DO THIS ->
Leave out the pictures and copy each record below exactly.

PROVIDED RECORDS ->
***

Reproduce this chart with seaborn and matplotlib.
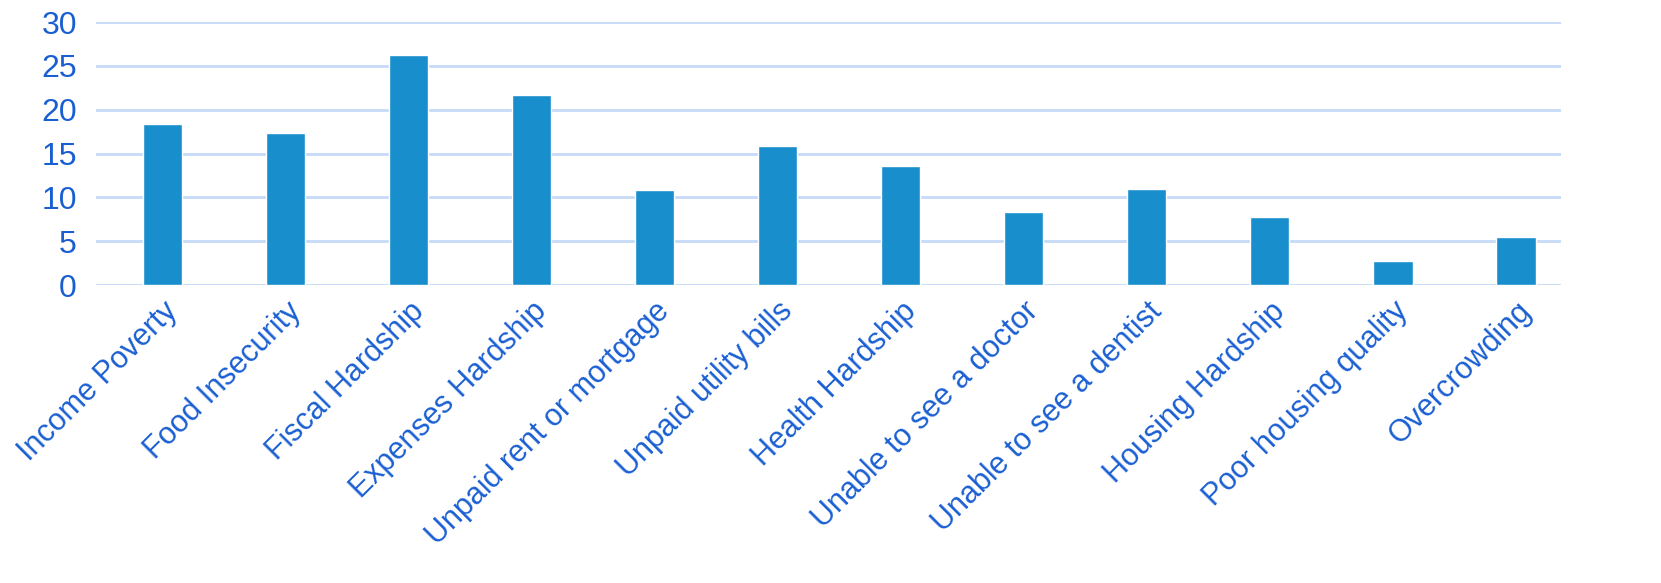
import matplotlib
matplotlib.use("Agg")
import matplotlib.pyplot as plt
import seaborn as sns
import pandas as pd

categories = ['Income Poverty', 'Food Insecurity', 'Fiscal Hardship', 'Expenses Hardship',
              'Unpaid rent or mortgage', 'Unpaid utility bills', 'Health Hardship',
              'Unable to see a doctor', 'Unable to see a dentist', 'Housing Hardship',
              'Poor housing quality', 'Overcrowding']
values = [18.4, 17.3, 26.2, 21.7, 10.8, 15.9, 13.6, 8.35, 11.0, 7.8, 2.8, 5.45]
yticks = [0, 5, 10, 15, 20, 25, 30]

bar_color = '#188ECC'
text_color = '#1A5FD2'
grid_color = '#C6DBF7'

sns.set_theme(style='white')
plt.rcParams['font.family'] = ['Liberation Sans', 'DejaVu Sans']

df = pd.DataFrame({'category': categories, 'value': values})

fig = plt.figure(figsize=(16.61, 5.83), dpi=100)
ax = fig.add_axes([0.058, 0.511, 0.882, 0.451])

sns.barplot(data=df, x='category', y='value', color=bar_color, width=0.32,
            saturation=1, ax=ax, zorder=3)

ax.set_ylim(0, 30)
ax.set_yticks(yticks)
ax.set_xlim(-0.54, 11.37)
ax.yaxis.grid(True, color=grid_color, linewidth=2, zorder=0)
ax.set_axisbelow(True)
for s in ax.spines.values():
    s.set_visible(False)
ax.set_xlabel('')
ax.set_ylabel('')
ax.tick_params(axis='both', length=0, colors=text_color)
ax.tick_params(axis='y', labelsize=23, pad=14)
ax.tick_params(axis='x', labelsize=22, pad=8)
plt.setp(ax.get_xticklabels(), rotation=45, ha='right', rotation_mode='anchor')

fig.savefig('out.png', dpi=100)
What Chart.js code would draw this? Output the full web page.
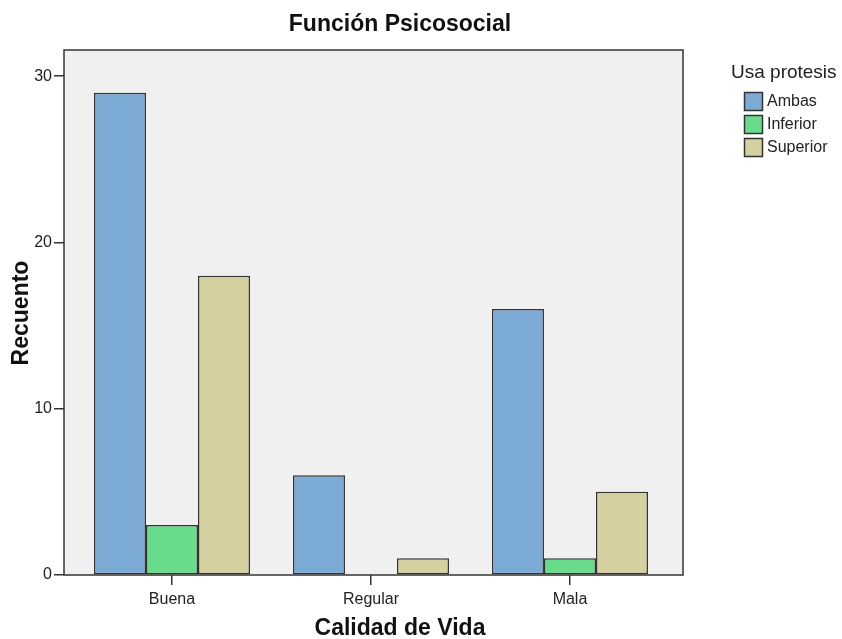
<!DOCTYPE html>
<html>
<head>
<meta charset="utf-8">
<script src="https://cdn.jsdelivr.net/npm/chart.js@4.4.1/dist/chart.umd.min.js"></script>
<style>
  body { margin: 0; background: #fff; }
  #wrap { width: 842px; height: 639px; }
</style>
</head>
<body>
<div id="wrap"><canvas id="chart" width="842" height="639"></canvas></div>
<script>
// data
const categories = ['Buena', 'Regular', 'Mala']
const seriesNames = ['Ambas', 'Inferior', 'Superior']
const ambas = [29, 6, 16]
const inferior = [3, 0, 1]
const superior = [18, 1, 5]
const yTicks = [0, 10, 20, 30]

const colors = ['#7baad4', '#68dc8b', '#d4d09f']
const FONT = "'Liberation Sans', Arial, sans-serif"

const toPoints = arr => arr.map((y, i) => ({ x: i, y: y }))

// background, frame, titles and legend (SPSS look)
const spssFrame = {
  id: 'spssFrame',
  beforeDraw(chart) {
    const { ctx, chartArea: a } = chart
    ctx.save()
    ctx.fillStyle = '#f0f0f0'
    ctx.fillRect(a.left, a.top, a.right - a.left, a.bottom - a.top)
    ctx.restore()
  },
  afterDraw(chart) {
    const { ctx, chartArea: a } = chart
    ctx.save()
    ctx.strokeStyle = '#333'
    ctx.lineWidth = 1.5
    ctx.strokeRect(a.left, a.top, a.right - a.left, a.bottom - a.top)

    ctx.fillStyle = '#111'
    ctx.textAlign = 'center'
    ctx.textBaseline = 'alphabetic'
    ctx.font = 'bold 23px ' + FONT
    ctx.fillText('Función Psicosocial', 400, 31)
    ctx.fillText('Calidad de Vida', 400, 635)

    ctx.save()
    ctx.translate(28, 313)
    ctx.rotate(-Math.PI / 2)
    ctx.fillText('Recuento', 0, 0)
    ctx.restore()

    // legend
    ctx.textAlign = 'left'
    ctx.font = '19px ' + FONT
    ctx.fillStyle = '#222'
    ctx.fillText('Usa protesis', 731, 78)
    ctx.font = '16px ' + FONT
    ctx.textBaseline = 'middle'
    ctx.lineWidth = 1.5
    seriesNames.forEach((name, i) => {
      const y = 92 + i * 23
      ctx.fillStyle = colors[i]
      ctx.fillRect(744, y, 18, 18)
      ctx.strokeStyle = '#333'
      ctx.strokeRect(744.5, y + 0.5, 18, 18)
      ctx.fillStyle = '#222'
      ctx.fillText(name, 767, y + 10)
    })
    ctx.restore()
  }
}

new Chart(document.getElementById('chart'), {
  type: 'bar',
  data: {
    datasets: [
      { label: seriesNames[0], data: toPoints(ambas), backgroundColor: colors[0] },
      { label: seriesNames[1], data: toPoints(inferior), backgroundColor: colors[1] },
      { label: seriesNames[2], data: toPoints(superior), backgroundColor: colors[2] }
    ]
  },
  options: {
    responsive: false,
    animation: false,
    devicePixelRatio: 1,
    layout: { padding: { top: 50, right: 159, bottom: 0, left: 0 } },
    datasets: {
      bar: {
        borderColor: '#333',
        borderWidth: 1.5,
        borderSkipped: false,
        categoryPercentage: 0.784,
        barPercentage: 1
      }
    },
    plugins: {
      legend: { display: false },
      title: { display: false },
      tooltip: { enabled: false }
    },
    scales: {
      x: {
        type: 'linear',
        min: -0.5427,
        max: 2.568,
        offset: false,
        border: { display: false },
        grid: { offset: false, drawOnChartArea: false, drawTicks: true, tickLength: 10, color: '#333', lineWidth: 1.5 },
        ticks: {
          font: { family: FONT, size: 16 },
          color: '#222',
          padding: 5,
          maxRotation: 0,
          autoSkip: false,
          callback: v => categories[v] ?? ''
        },
        afterBuildTicks: s => { s.ticks = categories.map((c, i) => ({ value: i })) },
        afterFit: s => { s.height = 64 }
      },
      y: {
        min: 0,
        max: 31.57,
        border: { display: false },
        grid: { drawOnChartArea: false, drawTicks: true, tickLength: 10, color: '#333', lineWidth: 1.5 },
        ticks: {
          font: { family: FONT, size: 16 },
          color: '#222',
          padding: 2
        },
        afterBuildTicks: s => { s.ticks = yTicks.map(v => ({ value: v })) },
        afterFit: s => { s.width = 64 }
      }
    }
  },
  plugins: [spssFrame]
})
</script>
</body>
</html>
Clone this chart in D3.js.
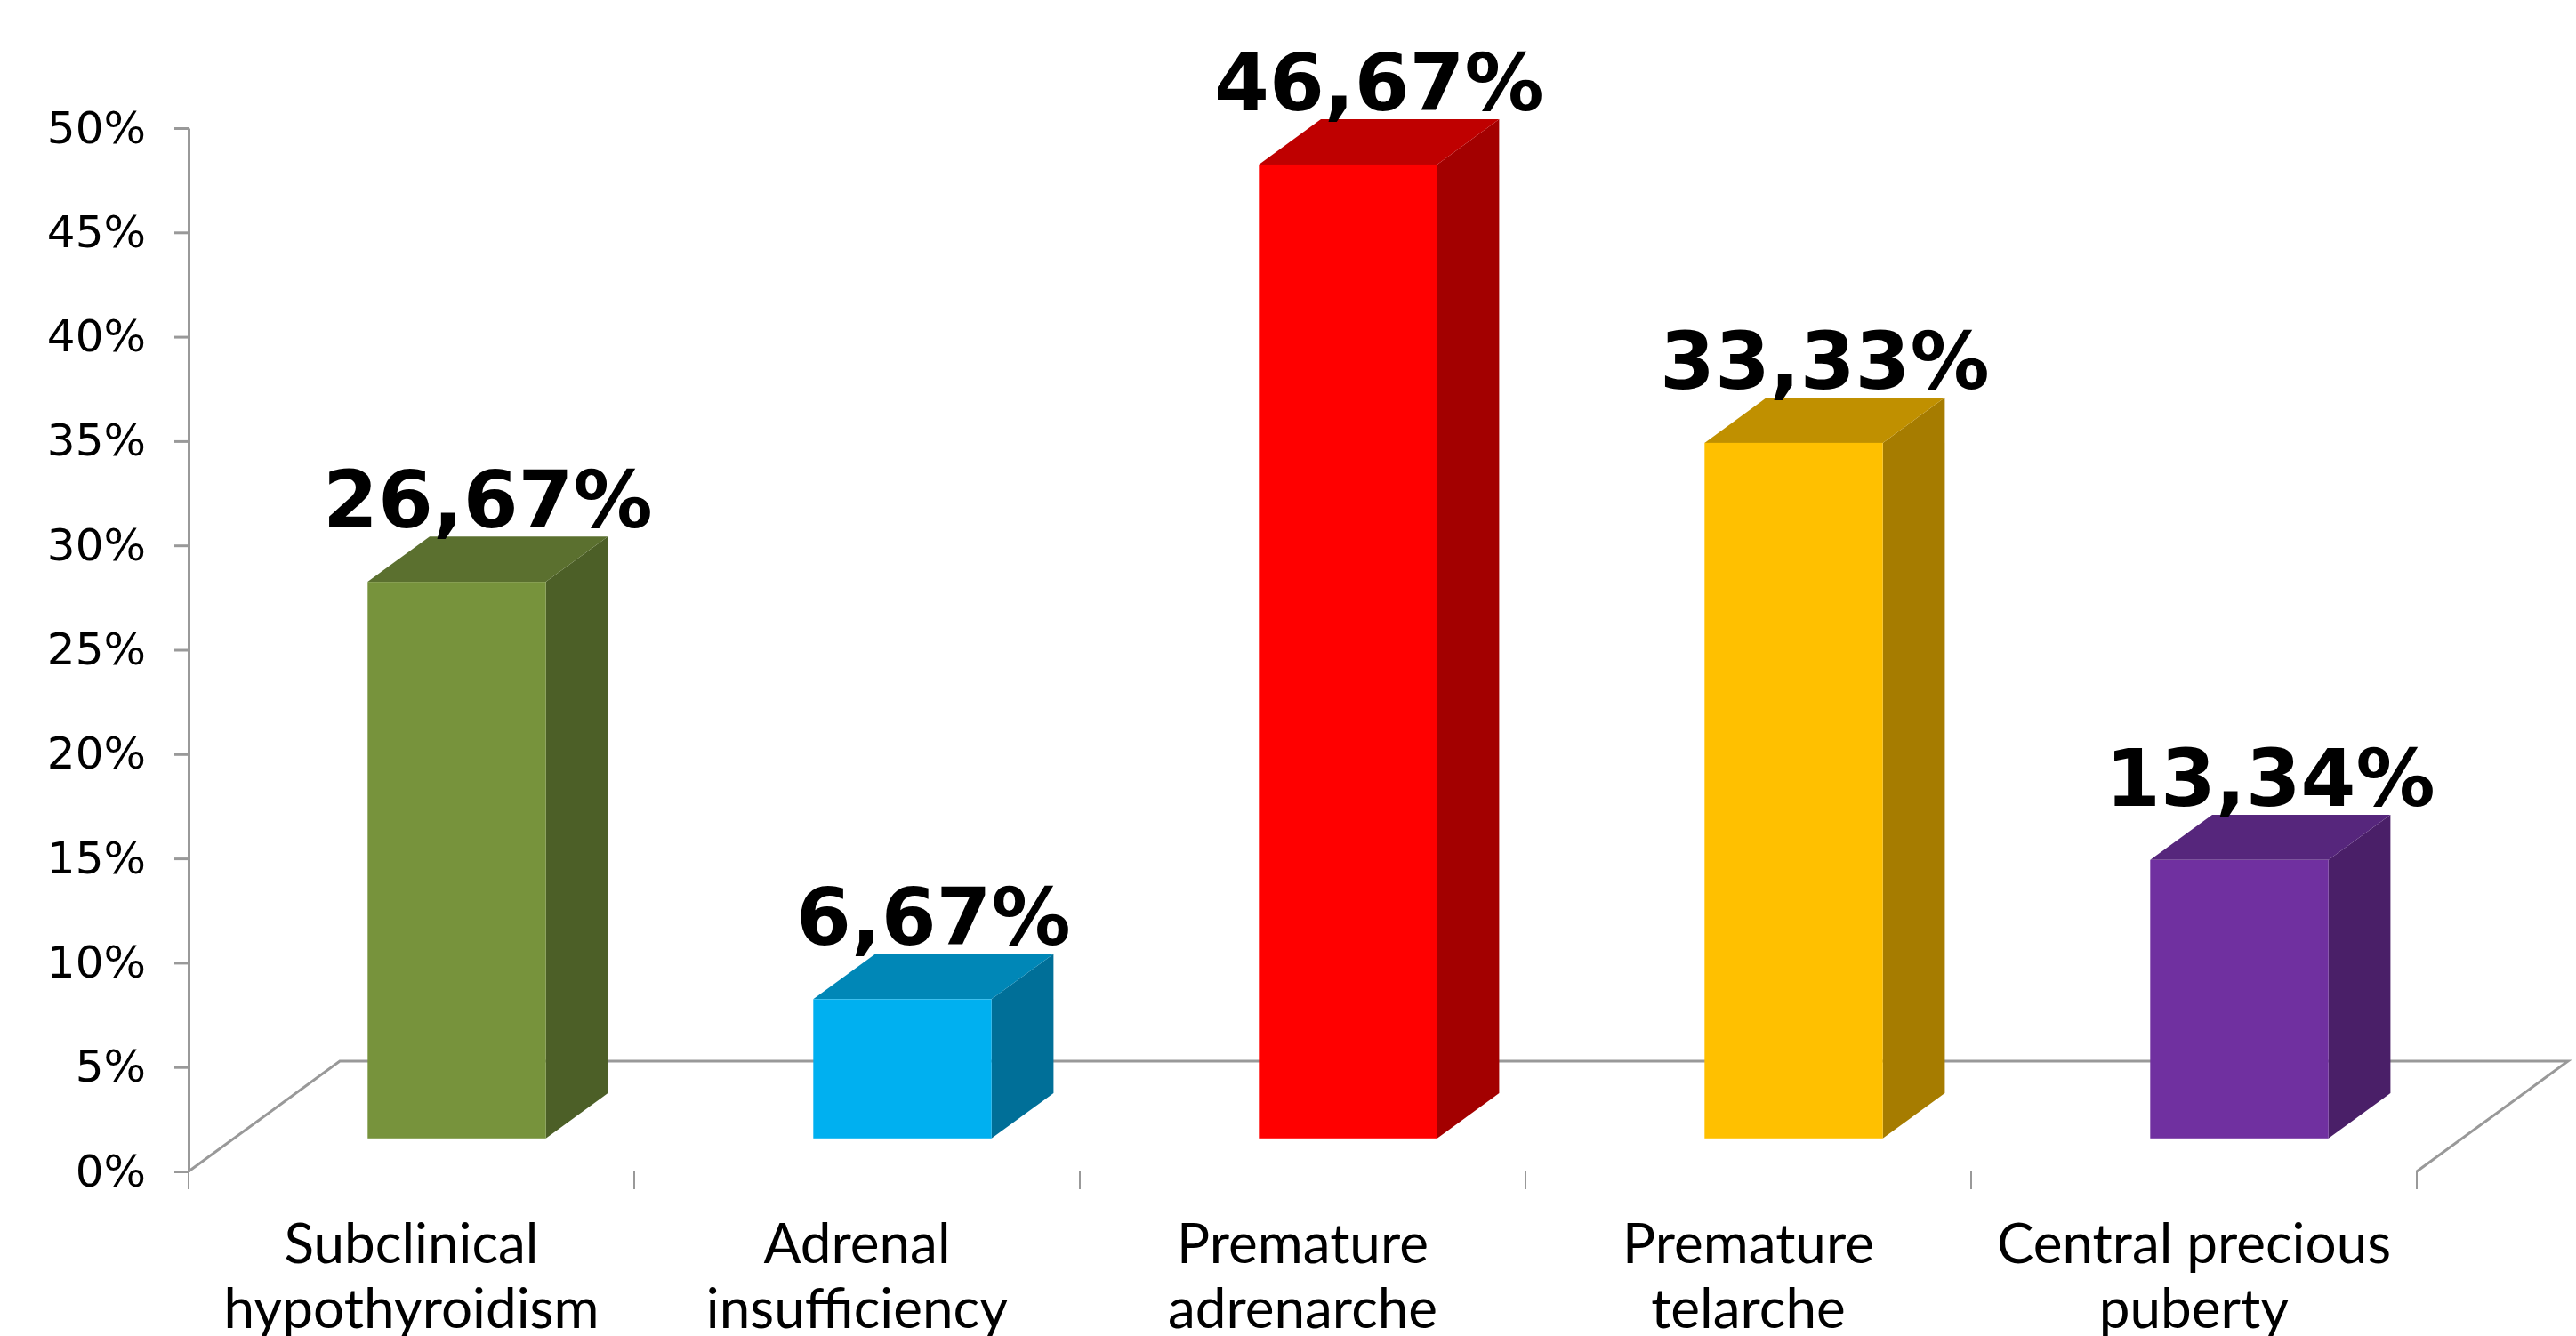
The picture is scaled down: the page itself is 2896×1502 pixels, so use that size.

***

WRITTEN ANSWER ->
Reproduce this chart with seaborn and matplotlib.
import matplotlib
matplotlib.use("Agg")
import matplotlib.pyplot as plt
import seaborn as sns
import pandas as pd

categories = ['Income Poverty', 'Food Insecurity', 'Fiscal Hardship', 'Expenses Hardship',
              'Unpaid rent or mortgage', 'Unpaid utility bills', 'Health Hardship',
              'Unable to see a doctor', 'Unable to see a dentist', 'Housing Hardship',
              'Poor housing quality', 'Overcrowding']
values = [18.4, 17.3, 26.2, 21.7, 10.8, 15.9, 13.6, 8.35, 11.0, 7.8, 2.8, 5.45]
yticks = [0, 5, 10, 15, 20, 25, 30]

bar_color = '#188ECC'
text_color = '#1A5FD2'
grid_color = '#C6DBF7'

sns.set_theme(style='white')
plt.rcParams['font.family'] = ['Liberation Sans', 'DejaVu Sans']

df = pd.DataFrame({'category': categories, 'value': values})

fig = plt.figure(figsize=(16.61, 5.83), dpi=100)
ax = fig.add_axes([0.058, 0.511, 0.882, 0.451])

sns.barplot(data=df, x='category', y='value', color=bar_color, width=0.32,
            saturation=1, ax=ax, zorder=3)

ax.set_ylim(0, 30)
ax.set_yticks(yticks)
ax.set_xlim(-0.54, 11.37)
ax.yaxis.grid(True, color=grid_color, linewidth=2, zorder=0)
ax.set_axisbelow(True)
for s in ax.spines.values():
    s.set_visible(False)
ax.set_xlabel('')
ax.set_ylabel('')
ax.tick_params(axis='both', length=0, colors=text_color)
ax.tick_params(axis='y', labelsize=23, pad=14)
ax.tick_params(axis='x', labelsize=22, pad=8)
plt.setp(ax.get_xticklabels(), rotation=45, ha='right', rotation_mode='anchor')

fig.savefig('out.png', dpi=100)
What Chart.js code would draw this? Output the full web page.
<!DOCTYPE html>
<html>
<head>
<meta charset="utf-8">
<script src="https://cdn.jsdelivr.net/npm/chart.js@4.4.1/dist/chart.umd.min.js"></script>
<style>
  body { margin: 0; background: #fff; }
  #wrap { width: 842px; height: 639px; }
</style>
</head>
<body>
<div id="wrap"><canvas id="chart" width="842" height="639"></canvas></div>
<script>
// data
const categories = ['Buena', 'Regular', 'Mala']
const seriesNames = ['Ambas', 'Inferior', 'Superior']
const ambas = [29, 6, 16]
const inferior = [3, 0, 1]
const superior = [18, 1, 5]
const yTicks = [0, 10, 20, 30]

const colors = ['#7baad4', '#68dc8b', '#d4d09f']
const FONT = "'Liberation Sans', Arial, sans-serif"

const toPoints = arr => arr.map((y, i) => ({ x: i, y: y }))

// background, frame, titles and legend (SPSS look)
const spssFrame = {
  id: 'spssFrame',
  beforeDraw(chart) {
    const { ctx, chartArea: a } = chart
    ctx.save()
    ctx.fillStyle = '#f0f0f0'
    ctx.fillRect(a.left, a.top, a.right - a.left, a.bottom - a.top)
    ctx.restore()
  },
  afterDraw(chart) {
    const { ctx, chartArea: a } = chart
    ctx.save()
    ctx.strokeStyle = '#333'
    ctx.lineWidth = 1.5
    ctx.strokeRect(a.left, a.top, a.right - a.left, a.bottom - a.top)

    ctx.fillStyle = '#111'
    ctx.textAlign = 'center'
    ctx.textBaseline = 'alphabetic'
    ctx.font = 'bold 23px ' + FONT
    ctx.fillText('Función Psicosocial', 400, 31)
    ctx.fillText('Calidad de Vida', 400, 635)

    ctx.save()
    ctx.translate(28, 313)
    ctx.rotate(-Math.PI / 2)
    ctx.fillText('Recuento', 0, 0)
    ctx.restore()

    // legend
    ctx.textAlign = 'left'
    ctx.font = '19px ' + FONT
    ctx.fillStyle = '#222'
    ctx.fillText('Usa protesis', 731, 78)
    ctx.font = '16px ' + FONT
    ctx.textBaseline = 'middle'
    ctx.lineWidth = 1.5
    seriesNames.forEach((name, i) => {
      const y = 92 + i * 23
      ctx.fillStyle = colors[i]
      ctx.fillRect(744, y, 18, 18)
      ctx.strokeStyle = '#333'
      ctx.strokeRect(744.5, y + 0.5, 18, 18)
      ctx.fillStyle = '#222'
      ctx.fillText(name, 767, y + 10)
    })
    ctx.restore()
  }
}

new Chart(document.getElementById('chart'), {
  type: 'bar',
  data: {
    datasets: [
      { label: seriesNames[0], data: toPoints(ambas), backgroundColor: colors[0] },
      { label: seriesNames[1], data: toPoints(inferior), backgroundColor: colors[1] },
      { label: seriesNames[2], data: toPoints(superior), backgroundColor: colors[2] }
    ]
  },
  options: {
    responsive: false,
    animation: false,
    devicePixelRatio: 1,
    layout: { padding: { top: 50, right: 159, bottom: 0, left: 0 } },
    datasets: {
      bar: {
        borderColor: '#333',
        borderWidth: 1.5,
        borderSkipped: false,
        categoryPercentage: 0.784,
        barPercentage: 1
      }
    },
    plugins: {
      legend: { display: false },
      title: { display: false },
      tooltip: { enabled: false }
    },
    scales: {
      x: {
        type: 'linear',
        min: -0.5427,
        max: 2.568,
        offset: false,
        border: { display: false },
        grid: { offset: false, drawOnChartArea: false, drawTicks: true, tickLength: 10, color: '#333', lineWidth: 1.5 },
        ticks: {
          font: { family: FONT, size: 16 },
          color: '#222',
          padding: 5,
          maxRotation: 0,
          autoSkip: false,
          callback: v => categories[v] ?? ''
        },
        afterBuildTicks: s => { s.ticks = categories.map((c, i) => ({ value: i })) },
        afterFit: s => { s.height = 64 }
      },
      y: {
        min: 0,
        max: 31.57,
        border: { display: false },
        grid: { drawOnChartArea: false, drawTicks: true, tickLength: 10, color: '#333', lineWidth: 1.5 },
        ticks: {
          font: { family: FONT, size: 16 },
          color: '#222',
          padding: 2
        },
        afterBuildTicks: s => { s.ticks = yTicks.map(v => ({ value: v })) },
        afterFit: s => { s.width = 64 }
      }
    }
  },
  plugins: [spssFrame]
})
</script>
</body>
</html>
Clone this chart in D3.js.
The picture is scaled down: the page itself is 2896×1502 pixels, so use that size.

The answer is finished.